You want to compute $p= {1 \over \pi} \int_A e^{-\|x\|^2} dx$, where $A=\{x | x_2 \ge 2x_1 \}$. Note that $A$ is a half-space, so we can find a rotation so that $Q A = \{ x | x_2 \ge 0 \}$. The change of variables theorem gives $\int_A e^{-\|x\|^2} dx = \int_{QA} e^{-\|Q^{-1}x\|^2} dx = \int_{\{ x | x_2 \ge 0 \}} e^{-\|x\|^2} dx $, from which we get $p= {1 \over 2}$.
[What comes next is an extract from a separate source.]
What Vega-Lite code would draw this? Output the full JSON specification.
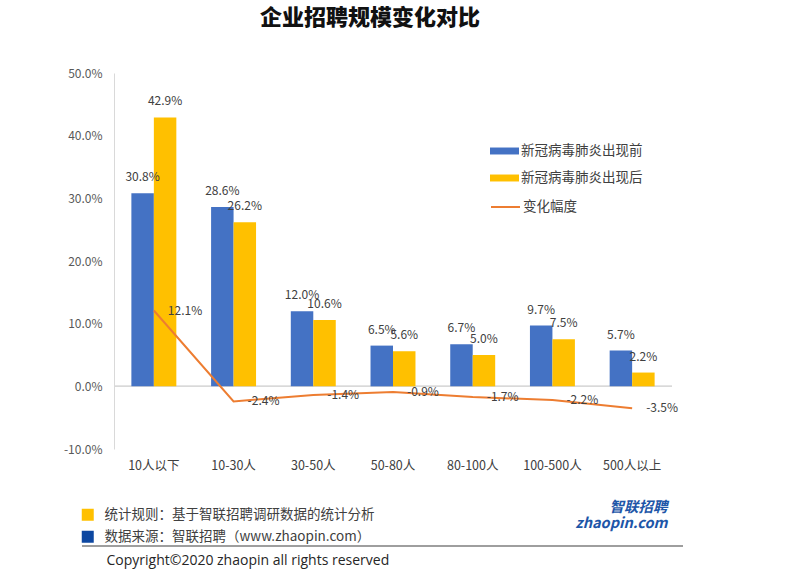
{
  "$schema": "https://vega.github.io/schema/vega-lite/v6.json",
  "autosize": "none",
  "width": 558,
  "height": 376,
  "padding": {"left": 114, "top": 73, "right": 115, "bottom": 127},
  "background": "white",
  "config": {
    "view": {"stroke": null},
    "font": "Noto Sans CJK SC",
    "locale": {"number": {"decimal": ".", "thousands": ",", "grouping": [3], "currency": ["", ""], "minus": "-", "percent": "%"}}
  },
  "title": {"text": "企业招聘规模变化对比", "fontSize": 22, "fontWeight": 900, "color": "#111111", "anchor": "middle", "dx": -23, "offset": 37, "font": "Noto Sans CJK SC"},
  "datasets": {
    "bars": [
      {"cat": "10人以下", "series": "新冠病毒肺炎出现前", "value": 0.308},
      {"cat": "10人以下", "series": "新冠病毒肺炎出现后", "value": 0.429},
      {"cat": "10-30人", "series": "新冠病毒肺炎出现前", "value": 0.286},
      {"cat": "10-30人", "series": "新冠病毒肺炎出现后", "value": 0.262},
      {"cat": "30-50人", "series": "新冠病毒肺炎出现前", "value": 0.120},
      {"cat": "30-50人", "series": "新冠病毒肺炎出现后", "value": 0.106},
      {"cat": "50-80人", "series": "新冠病毒肺炎出现前", "value": 0.065},
      {"cat": "50-80人", "series": "新冠病毒肺炎出现后", "value": 0.056},
      {"cat": "80-100人", "series": "新冠病毒肺炎出现前", "value": 0.067},
      {"cat": "80-100人", "series": "新冠病毒肺炎出现后", "value": 0.050},
      {"cat": "100-500人", "series": "新冠病毒肺炎出现前", "value": 0.097},
      {"cat": "100-500人", "series": "新冠病毒肺炎出现后", "value": 0.075},
      {"cat": "500人以上", "series": "新冠病毒肺炎出现前", "value": 0.057},
      {"cat": "500人以上", "series": "新冠病毒肺炎出现后", "value": 0.022}
    ],
    "change": [
      {"cat": "10人以下", "value": 0.121},
      {"cat": "10-30人", "value": -0.024},
      {"cat": "30-50人", "value": -0.014},
      {"cat": "50-80人", "value": -0.009},
      {"cat": "80-100人", "value": -0.017},
      {"cat": "100-500人", "value": -0.022},
      {"cat": "500人以上", "value": -0.035}
    ],
    "notes": [
      {"note": "统计规则：基于智联招聘调研数据的统计分析"},
      {"note": "数据来源：智联招聘（www.zhaopin.com）"}
    ]
  },
  "encoding": {
    "x": {
      "field": "cat", "type": "nominal",
      "sort": ["10人以下", "10-30人", "30-50人", "50-80人", "80-100人", "100-500人", "500人以上"],
      "scale": {"paddingInner": 0.436, "paddingOuter": 0.218},
      "axis": {
        "labelAngle": 0, "labelFontSize": 12.5, "labelColor": "#404040", "labelPadding": 10,
        "domain": false, "ticks": false, "grid": false,
        "title": "Copyright©2020 zhaopin all rights reserved",
        "titleFont": "Open Sans", "titleFontSize": 14, "titleFontWeight": "normal", "titleColor": "#262626",
        "titleAlign": "left", "titleAnchor": "start", "titleBaseline": "middle", "titleX": -8, "titleY": 111
      }
    },
    "y": {
      "field": "value", "type": "quantitative",
      "scale": {"domain": [-0.1, 0.5], "nice": false, "zero": false},
      "axis": {
        "values": [-0.1, 0, 0.1, 0.2, 0.3, 0.4, 0.5], "format": ".1%",
        "labelFontSize": 12, "labelColor": "#595959", "labelPadding": 12,
        "domainColor": "#D9D9D9", "ticks": false, "grid": false,
        "title": ["智联招聘", "zhaopin.com"], "titleAngle": 0, "titleAlign": "right", "titleBaseline": "top",
        "titleX": 553, "titleY": 427, "titleFontSize": 14.5, "titleFontWeight": "bold", "titleFontStyle": "italic",
        "titleColor": "#1D56A8", "titleLineHeight": 16, "titleFont": "Noto Sans CJK SC"
      }
    }
  },
  "layer": [
    {
      "data": {"name": "change"},
      "mark": {"type": "rule", "color": "#D9D9D9", "strokeWidth": 1},
      "encoding": {
        "x": null,
        "y": {"datum": 0},
        "strokeDash": {
          "datum": "separator",
          "scale": {"range": [[1, 0]]},
          "legend": {
            "orient": "none", "legendX": -33, "legendY": 171.5, "padding": 0,
            "title": null, "labelExpr": "''", "symbolType": "stroke", "symbolSize": 361201,
            "symbolStrokeColor": "#7F7F7F", "symbolStrokeWidth": 1.5, "symbolDash": [1, 0]
          }
        }
      }
    },
    {
      "data": {"name": "bars"},
      "mark": {"type": "bar"},
      "encoding": {
        "xOffset": {"field": "series", "type": "nominal", "sort": ["新冠病毒肺炎出现前", "新冠病毒肺炎出现后"]},
        "color": {
          "field": "series", "type": "nominal",
          "scale": {"domain": ["新冠病毒肺炎出现前", "新冠病毒肺炎出现后"], "range": ["#4472C4", "#FFC000"]},
          "legend": {
            "orient": "none", "legendX": 376, "legendY": 63.5, "padding": 0, "title": null,
            "symbolType": "M-1,-0.24H1V0.24H-1Z", "symbolSize": 841, "symbolStrokeWidth": 0,
            "labelFontSize": 13.5, "labelColor": "#404040", "labelOffset": 2, "rowPadding": 6
          }
        }
      }
    },
    {
      "data": {"name": "bars"},
      "mark": {"type": "text", "baseline": "middle", "dy": -16, "fontSize": 12, "color": "#404040"},
      "encoding": {
        "xOffset": {"field": "series", "type": "nominal", "sort": ["新冠病毒肺炎出现前", "新冠病毒肺炎出现后"]},
        "text": {"field": "value", "type": "quantitative", "format": ".1%"}
      }
    },
    {
      "data": {"name": "change"},
      "mark": {"type": "line", "strokeWidth": 2},
      "encoding": {
        "stroke": {
          "datum": "变化幅度",
          "scale": {"range": ["#ED7D31"]},
          "legend": {
            "orient": "none", "legendX": 376, "legendY": 118.5, "padding": 0, "title": null,
            "symbolType": "stroke", "symbolSize": 841, "symbolStrokeWidth": 2,
            "labelFontSize": 13.5, "labelColor": "#404040", "labelOffset": 2
          }
        }
      }
    },
    {
      "data": {"name": "change"},
      "mark": {"type": "text", "align": "left", "baseline": "middle", "dx": 14, "fontSize": 12, "color": "#404040"},
      "encoding": {
        "text": {"field": "value", "type": "quantitative", "format": ".1%"}
      }
    },
    {
      "data": {"name": "notes"},
      "mark": {"type": "point", "opacity": 0, "filled": true},
      "encoding": {
        "x": null,
        "y": null,
        "fill": {
          "field": "note", "type": "nominal",
          "scale": {"domain": ["统计规则：基于智联招聘调研数据的统计分析", "数据来源：智联招聘（www.zhaopin.com）"], "range": ["#FFC000", "#0D47A1"]},
          "legend": {
            "orient": "none", "legendX": -33, "legendY": 435, "padding": 0, "title": null,
            "symbolType": "square", "symbolSize": 144, "symbolOpacity": 1, "symbolStrokeWidth": 0,
            "labelFontSize": 13.5, "labelColor": "#404040", "labelOffset": 10, "rowPadding": 7, "labelLimit": 400
          }
        }
      }
    }
  ]
}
Let $X_{1}$ and $X_{2}$ be iid random variables from $N(\mu,\sigma^{2})$ So you want to find $$P(X_{1}\geq 2X_{2})=P(X_{1}-2X_{2}\geq0)$$ where $-2X_{2}\sim N(-2\mu,4\sigma^{2})$ thus $X_{1}-2X_{2}\sim N(-\mu,5\sigma^{2})$ so converting to a standard normal with $Z=\dfrac{(X_{1}-2X_{2})+\mu}{\sigma\sqrt{5}}\sim N(0,1)$ we have $$=P\left(Z\geq \frac{\mu}{\sigma\sqrt{5}}\right)$$ And you can find that with standard normal table
Also note the reason why I use $X_{1}$ and $X_{2}$ is because when you say "two numbers are chosen from a normal distribution" this just means your sampling from distribution where $X_{1}$ represents first sample and $X_{2}$ represents second sample.